La lecture de cette pièce, nullement justificative, fut suivie d’une comédie pitoyable que la Convention dut endurer encore par égard pour les tribunes, qui la prirent au sérieux. Marat parut s’attendrir : « Voilà donc le fruit de trois années de cachots et de tourments !… le fruit de mes veilles et de mes souffrances !… Quoi donc ! si ma justification n’eût paru, vous m’auriez voué au glaive des tyrans ? Cette fureur est indigne d’hommes libres ; mais je ne crains rien sous le soleil… (Là, il tira un pistolet de sa poche, se l’appliqua au front.) Je déclare que, si le décret d’accusation eût passé, je me brûlais la cervelle au pied de la tribune. » Beaucoup rirent, beaucoup s’indignèrent ; le charlatan venait d’imiter à froid le mouvement bien connu des deux jeunes Marseillais qui, la veille du 10 août, à l’Hôtel de Ville, se mirent le pistolet au front, menaçant de se tuer, si on ne leur donnait des cartouches.

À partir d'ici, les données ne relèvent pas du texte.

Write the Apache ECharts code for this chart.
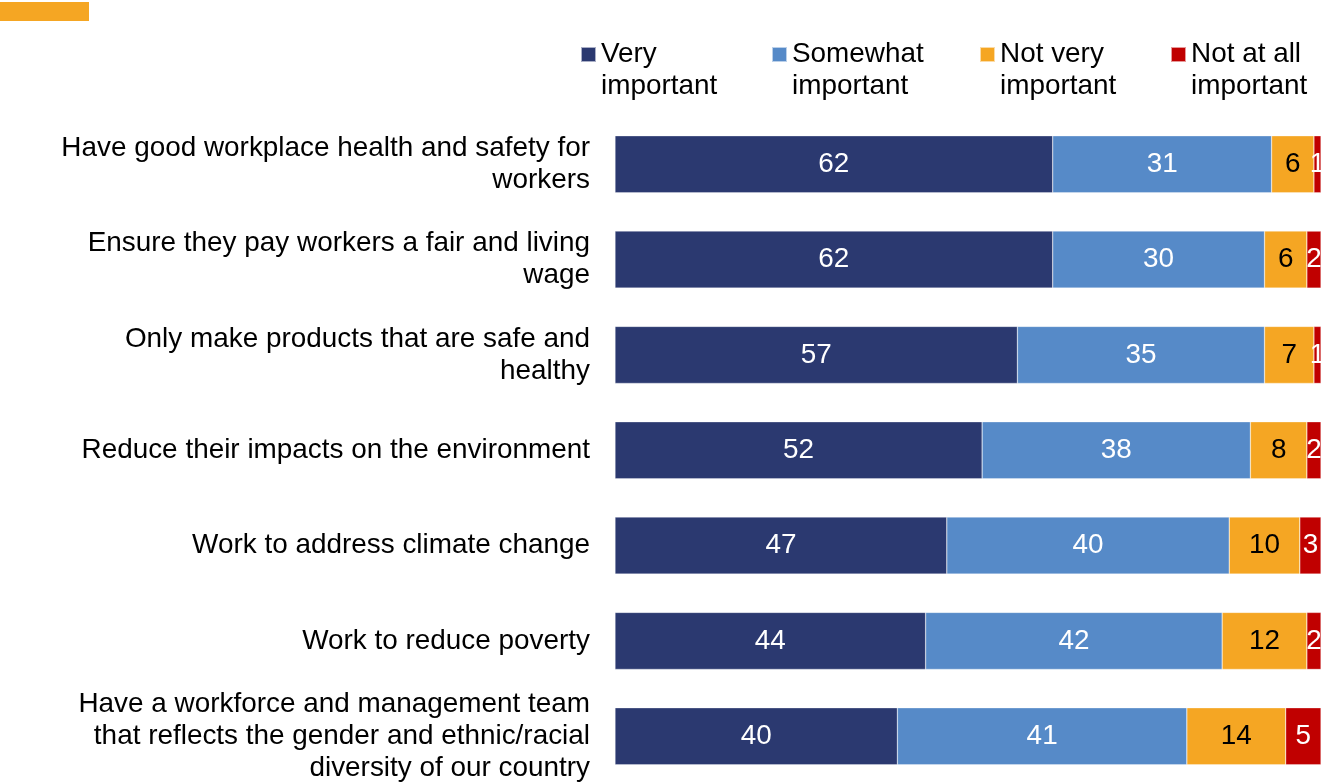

Les tribunes admirèrent, mais dans la Convention le dégoût arriva au comble ; plusieurs ou se détournèrent ou montrèrent le poing, criant : « À la guillotine ! » Lui, impudemment : « Eh bien, je resterai parmi vous pour braver vos fureurs… »

L’Assemblée était fatiguée. Le centre craignait les tribunes ; il passa tout entier à gauche. Un homme de septembre, Tallien, demanda « qu’on fit trêve à ces scandaleuses discussions, qu’on laissât les individus ». Il obtint l’ordre du jour.